Monday, February 12, 2018

1 Corinthians 14:34-35

At Cowley Church Community, we've just finished a little series in 1 Corinthians 12-14.  I wrapped up yesterday with 14:26-40, which is mostly about orderly worship.  But there are a couple of verses there (34-35), really quite detached from the main flow of the argument, which express the fairly controversial (!) suggestion that women should remain silent in church.  As if in mockery of my previous post, I found it impossible to preach these verses with precision.  So, here is an attempt to write up what I should have said yesterday, with apologies to the congregation which had to put up with my verbal faffing around the point.

Firstly, it's worth saying that part of the difficulty comes from the almost unique textual problems around these verses.  Many commentators have concluded that they aren't original, and there are strong arguments for their rejection: in one manuscript family they appear after our verse 40, which is hard to explain if they're original; read at face value, they flatly contradict what Paul has already said in chapter 11; and the subject matter interrupts Paul's discussion of prophecy and tongues, to which he returns in v36.  I feel that on balance these arguments are not conclusive.  Although the idea that these verses were added later would make sense of the way they move about in the manuscripts, it doesn't explain their universal presence (i.e., although some manuscripts have the verses after v40, no manuscripts omit the verses altogether).  I find Daniel Wallace's suggestion that Paul may have added the verses in the margin of the manuscript himself to be very interesting.  It would explain the manuscript evidence, and it makes sense of the topic: it's related to orderly worship, but not directly related to the aspect of orderly worship that Paul is mainly talking about here.

However - as a preacher, I dislike standing up to expound a text which I feel so unsure about.  I like to be able to say 'this is the word of the Lord' when Scripture is read, and I dislike having to say 'I think this is probably the word of the Lord'.  For your reassurance, I can't think of any other passage that would cause the same difficulty.  For now, let's assume Paul wrote these verses and that we have to deal with them as Scripture.  What do we do with them?

I suggested on Sunday that there are two approaches to these verses which in the end are just too simplistic.  On the one hand, we can just write them off as hopelessly outdated, a product of an earlier sexist age which we have now transcended.  Then we can just ignore them.  The problem is, it's not just these verses.  I know there are people, including some outstanding theologians, who disagree, but speaking for myself I cannot see any way to make the Bible's presentation of gender anything other than sexist in the eyes of our culture.  We'd have to be prepared to edit Scripture from front to back to get a version of gender that was acceptable - and the way things are going, we might have to re-edit every couple of years to keep up with the changing zeitgeist.  Nor would this be tinkering around the edges.  Obviously in some places (e.g. Ephesians 5), but implicitly throughout, gender is tied to the creation design of God for humanity and ultimately to the gospel.  We need to be careful that our reaction to the apparently unacceptable sayings of 1 Corinthians 14:34-35 isn't to throw off the whole of God's revelation.

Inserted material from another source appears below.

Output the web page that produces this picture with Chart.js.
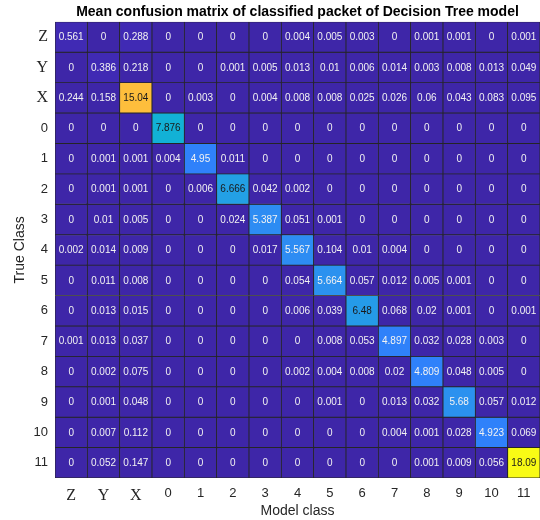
<!DOCTYPE html>
<html>
<head>
<meta charset="utf-8">
<script src="https://cdn.jsdelivr.net/npm/chart.js@4.4.1/dist/chart.umd.min.js"></script>
<style>
  html, body { margin: 0; padding: 0; background: #fff; }
  #wrap { width: 540px; height: 520px; }
</style>
</head>
<body>
<div id="wrap"><canvas id="chart"></canvas></div>
<script>
'use strict'

// categorias (filas = clase real, columnas = clase del modelo)
const trueClasses  = ['Z', 'Y', 'X', '0', '1', '2', '3', '4', '5', '6', '7', '8', '9', '10', '11'];
const modelClasses = ['Z', 'Y', 'X', '0', '1', '2', '3', '4', '5', '6', '7', '8', '9', '10', '11'];

// valores de cada fila
const rowZ  = [0.561, 0, 0.288, 0, 0, 0, 0, 0.004, 0.005, 0.003, 0, 0.001, 0.001, 0, 0.001];
const rowY  = [0, 0.386, 0.218, 0, 0, 0.001, 0.005, 0.013, 0.01, 0.006, 0.014, 0.003, 0.008, 0.013, 0.049];
const rowX  = [0.244, 0.158, 15.04, 0, 0.003, 0, 0.004, 0.008, 0.008, 0.025, 0.026, 0.06, 0.043, 0.083, 0.095];
const row0  = [0, 0, 0, 7.876, 0, 0, 0, 0, 0, 0, 0, 0, 0, 0, 0];
const row1  = [0, 0.001, 0.001, 0.004, 4.95, 0.011, 0, 0, 0, 0, 0, 0, 0, 0, 0];
const row2  = [0, 0.001, 0.001, 0, 0.006, 6.666, 0.042, 0.002, 0, 0, 0, 0, 0, 0, 0];
const row3  = [0, 0.01, 0.005, 0, 0, 0.024, 5.387, 0.051, 0.001, 0, 0, 0, 0, 0, 0];
const row4  = [0.002, 0.014, 0.009, 0, 0, 0, 0.017, 5.567, 0.104, 0.01, 0.004, 0, 0, 0, 0];
const row5  = [0, 0.011, 0.008, 0, 0, 0, 0, 0.054, 5.664, 0.057, 0.012, 0.005, 0.001, 0, 0];
const row6  = [0, 0.013, 0.015, 0, 0, 0, 0, 0.006, 0.039, 6.48, 0.068, 0.02, 0.001, 0, 0.001];
const row7  = [0.001, 0.013, 0.037, 0, 0, 0, 0, 0, 0.008, 0.053, 4.897, 0.032, 0.028, 0.003, 0];
const row8  = [0, 0.002, 0.075, 0, 0, 0, 0, 0.002, 0.004, 0.008, 0.02, 4.809, 0.048, 0.005, 0];
const row9  = [0, 0.001, 0.048, 0, 0, 0, 0, 0, 0.001, 0, 0.013, 0.032, 5.68, 0.057, 0.012];
const row10 = [0, 0.007, 0.112, 0, 0, 0, 0, 0, 0, 0, 0.004, 0.001, 0.028, 4.923, 0.069];
const row11 = [0, 0.052, 0.147, 0, 0, 0, 0, 0, 0, 0, 0, 0.001, 0.009, 0.056, 18.09];

const rows = [rowZ, rowY, rowX, row0, row1, row2, row3, row4, row5, row6, row7, row8, row9, row10, row11];

// parula (64 niveles)
const parula = [
  [0.2422,0.1504,0.6603],[0.2504,0.1650,0.7076],[0.2578,0.1818,0.7511],[0.2647,0.1978,0.7952],
  [0.2706,0.2147,0.8364],[0.2751,0.2342,0.8710],[0.2783,0.2559,0.8991],[0.2803,0.2782,0.9221],
  [0.2813,0.3006,0.9414],[0.2810,0.3228,0.9579],[0.2795,0.3447,0.9717],[0.2760,0.3667,0.9829],
  [0.2699,0.3892,0.9906],[0.2602,0.4123,0.9952],[0.2440,0.4358,0.9988],[0.2206,0.4603,0.9973],
  [0.1963,0.4847,0.9892],[0.1834,0.5074,0.9798],[0.1786,0.5289,0.9682],[0.1764,0.5499,0.9520],
  [0.1687,0.5703,0.9359],[0.1540,0.5902,0.9218],[0.1460,0.6091,0.9079],[0.1380,0.6276,0.8973],
  [0.1248,0.6459,0.8883],[0.1113,0.6635,0.8763],[0.0952,0.6798,0.8598],[0.0689,0.6948,0.8394],
  [0.0297,0.7082,0.8163],[0.0036,0.7203,0.7917],[0.0067,0.7312,0.7660],[0.0433,0.7411,0.7394],
  [0.0964,0.7500,0.7120],[0.1408,0.7584,0.6842],[0.1717,0.7670,0.6554],[0.1938,0.7758,0.6251],
  [0.2161,0.7843,0.5923],[0.2470,0.7918,0.5567],[0.2906,0.7973,0.5188],[0.3406,0.8008,0.4789],
  [0.3909,0.8029,0.4354],[0.4456,0.8024,0.3909],[0.5044,0.7993,0.3480],[0.5616,0.7942,0.3045],
  [0.6174,0.7876,0.2612],[0.6720,0.7793,0.2227],[0.7242,0.7698,0.1910],[0.7738,0.7598,0.1646],
  [0.8203,0.7498,0.1535],[0.8634,0.7406,0.1596],[0.9035,0.7330,0.1774],[0.9393,0.7288,0.2100],
  [0.9728,0.7298,0.2394],[0.9956,0.7434,0.2371],[0.9970,0.7659,0.2199],[0.9952,0.7893,0.2028],
  [0.9892,0.8136,0.1885],[0.9786,0.8386,0.1766],[0.9676,0.8639,0.1643],[0.9610,0.8890,0.1537],
  [0.9597,0.9135,0.1423],[0.9628,0.9373,0.1265],[0.9691,0.9606,0.1064],[0.9769,0.9839,0.0805]
];

const vMin = Math.min(...rows.flat());
const vMax = Math.max(...rows.flat());

function indiceColor(v){
    let i = Math.floor((v - vMin) / (vMax - vMin) * parula.length);
    return Math.max(0, Math.min(parula.length - 1, i));
}
function colorCelda(v){
    const c = parula[indiceColor(v)];
    return 'rgb(' + c.map(x => Math.round(x * 255)).join(',') + ')';
}
function colorTexto(v){
    const c = parula[indiceColor(v)];
    const lum = 0.2989 * c[0] + 0.587 * c[1] + 0.114 * c[2];
    return lum > 0.5 ? '#1a1a1a' : '#f2f2f2';
}

// textos dentro de cada celda
const textoCeldas = {
    id: 'textoCeldas',
    afterDatasetsDraw(chart){
        const ctx = chart.ctx;
        ctx.save();
        ctx.font = '10px "Liberation Sans", Arial, sans-serif';
        ctx.textAlign = 'center';
        ctx.textBaseline = 'middle';
        chart.data.datasets.forEach((ds, r) => {
            const meta = chart.getDatasetMeta(r);
            meta.data.forEach((bar, c) => {
                const p = bar.getProps(['x', 'y', 'base'], true);
                const v = rows[r][c];
                ctx.fillStyle = colorTexto(v);
                ctx.fillText(String(v), p.x, (p.y + p.base) / 2 + 0.5);
            });
        });
        ctx.restore();
    }
};

const serif = { family: '"Liberation Serif", "Times New Roman", serif', size: 16 };
const sans  = { family: '"Liberation Sans", Arial, sans-serif', size: 13 };

function dibujar(){
    const ctx = document.getElementById('chart').getContext('2d');

    // una fila = un dataset apilado de altura 1
    const datasets = rows.map((fila, r) => ({
        label: trueClasses[r],
        data: fila.map(() => 1),
        backgroundColor: fila.map(v => colorCelda(v)),
        borderColor: '#262626',
        borderWidth: 0.8,
        borderSkipped: false,
        barPercentage: 1,
        categoryPercentage: 1,
        stack: 'm'
    }));

    new Chart(ctx, {
        type: 'bar',
        data: { labels: modelClasses, datasets: datasets },
        options: {
            responsive: true,
            maintainAspectRatio: false,
            animation: false,
            layout: { padding: { left: 0, right: 0, top: 0, bottom: 0 } },
            plugins: {
                legend: { display: false },
                tooltip: { enabled: false },
                title: {
                    display: true,
                    text: 'Mean confusion matrix of classified packet of Decision Tree model',
                    fullSize: false,
                    color: '#000',
                    font: { family: '"Liberation Sans", Arial, sans-serif', size: 14, weight: 'bold' },
                    padding: { top: 4, bottom: 1 }
                }
            },
            scales: {
                x: {
                    stacked: true,
                    grid: { display: false, drawTicks: false },
                    border: { display: false },
                    ticks: {
                        autoSkip: false,
                        maxRotation: 0,
                        padding: 8,
                        color: '#262626',
                        font: c => (c.index < 3 ? serif : sans)
                    },
                    title: {
                        display: true,
                        text: 'Model class',
                        color: '#262626',
                        font: { family: '"Liberation Sans", Arial, sans-serif', size: 14 },
                        padding: { top: 0, bottom: 0 }
                    },
                    afterFit(scale){ scale.height = 42; }
                },
                y: {
                    stacked: true,
                    reverse: true,
                    min: 0,
                    max: trueClasses.length,
                    grid: { display: false, drawTicks: false },
                    border: { display: false },
                    afterBuildTicks(scale){
                        scale.ticks = trueClasses.map((t, i) => ({ value: i + 0.5 }));
                    },
                    ticks: {
                        autoSkip: false,
                        padding: 7,
                        color: '#262626',
                        font: c => (c.index < 3 ? serif : sans),
                        callback: (value, index) => trueClasses[index]
                    },
                    title: {
                        display: true,
                        text: 'True Class',
                        color: '#262626',
                        font: { family: '"Liberation Sans", Arial, sans-serif', size: 14 },
                        padding: { top: 12, bottom: 0 }
                    },
                    afterFit(scale){ scale.width = 55; }
                }
            }
        },
        plugins: [textoCeldas]
    });
}

dibujar();
</script>
</body>
</html>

On the other hand, we could just insist that women be silent in church.  That is to say, we could take the command at face value and enforce it.  This is also easy, in its way.  Of course it will make us unpopular in the surrounding culture, but there is a certain ease to being an odd sect: strong identity markers, confident in the knowledge that we know what is right and everyone else is on the outside.  This would be, in its own way, easy, but I think it would be wrong.  We need to think about what the apostle Paul is doing when he writes his letters.  He isn't handing down isolated and arbitrary commands, but is thinking through the implications of the gospel for his readers.  He is doing theology.  So if Paul wrote this, it is reasonable to ask why, and to seek out his logic.  The difficulty here is that the logic is not obvious.  Nor is it obvious how we can reconcile it with chapter 11.

So what is to be done?

I think we have to take a step back and recognise a number of things. 

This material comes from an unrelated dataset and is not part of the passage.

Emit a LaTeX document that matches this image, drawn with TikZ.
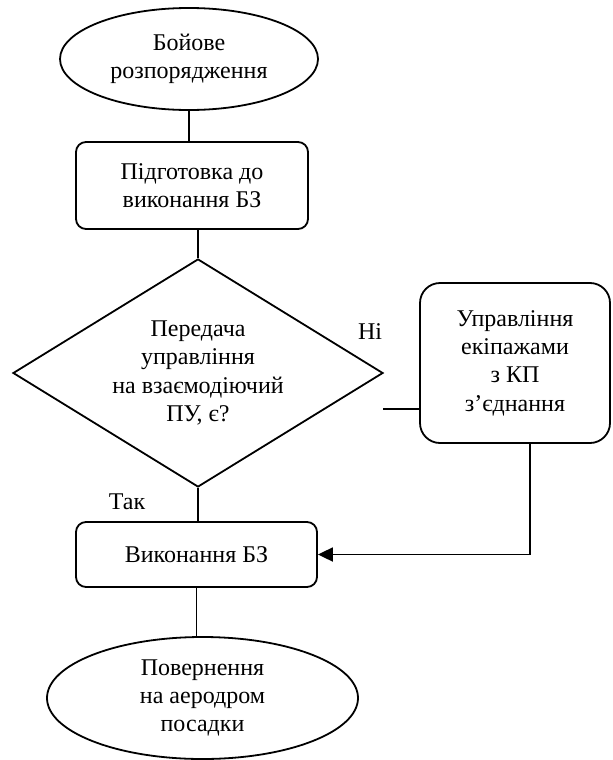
\documentclass[tikz,border=0pt]{standalone}
\usepackage{fontspec}
\setmainfont{Liberation Serif}
\usetikzlibrary{shapes.geometric,arrows.meta}
\tikzset{
  every node/.style = {font=\fontsize{12}{14.2}\selectfont},
  termnode/.style   = {ellipse,draw,line width=0.9pt,inner sep=0pt,align=center},
  stepbox/.style    = {rectangle,rounded corners=5pt,draw,line width=0.9pt,inner sep=0pt,align=center},
  decision/.style   = {diamond,shape aspect=1.62,draw,line width=0.9pt,inner sep=0pt,align=center},
  link/.style       = {line width=0.9pt},
  linkarr/.style    = {line width=0.9pt,-{Triangle[length=7.5pt,width=7pt]}}
}

\begin{document}
\begin{tikzpicture}[x=0.5pt,y=-0.5pt]
  \useasboundingbox (0,0) rectangle (612,760);
  \node[termnode,minimum width=129pt,minimum height=51pt] (start) at (189,59) {Бойове\\розпорядження};
  \node[stepbox,minimum width=116pt,minimum height=43.5pt] (prep) at (192,185.5) {Підготовка до\\виконання БЗ};
  \node[decision,minimum width=185pt,minimum height=114pt] (dec) at (198,373) {Передача\\управління\\на взаємодіючий\\ПУ, є?};
  \node[stepbox,rounded corners=10pt,minimum width=95pt,minimum height=80pt] (ctrl) at (515,363) {Управління\\екіпажами\\з КП\\з’єднання};
  \node[stepbox,minimum width=120.5pt,minimum height=32.5pt] (exec) at (196.5,554.5) {Виконання БЗ};
  \node[termnode,minimum width=155.5pt,minimum height=61pt] (finish) at (202.5,698) {Повернення\\на аеродром\\посадки};
  \node (no) at (370,332) {Ні};
  \node (yes) at (127,502) {Так};
  \coordinate (noend) at (383,409);

  \draw[link] (start.south) -- (start.south |- prep.north);
  \draw[link] (dec.north |- prep.south) -- (dec.north);
  \draw[link] (dec.south) -- (dec.south |- exec.north);
  \draw[link] (exec.south) -- (exec.south |- finish.north);
  \draw[link] (noend) -- (noend -| ctrl.west);
  \draw[linkarr] ([xshift=7.5pt]ctrl.south) |- (exec.east);
\end{tikzpicture}
\end{document}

We have to recognise that we want these verses to go away, and that there are several different reasons for that.  We want them to go away because they are embarrassing in the face of our culture.  We want them to go away because we fear (rightly) that they can be used in oppressive ways, and indeed we suspect they may have been written to be used in those ways!  We want them to go away because they seem to contradict other passages of Scripture.  We want them to go away because, in our experience, there are women who appear to be gifted to speak in church.  Recognising that we have many motives, some noble and some not so much, to get rid of these verses, we should probably be cautious about actually doing so.  If they cause us difficulty, we should probably wrestle with that rather than just dispose of the difficulty.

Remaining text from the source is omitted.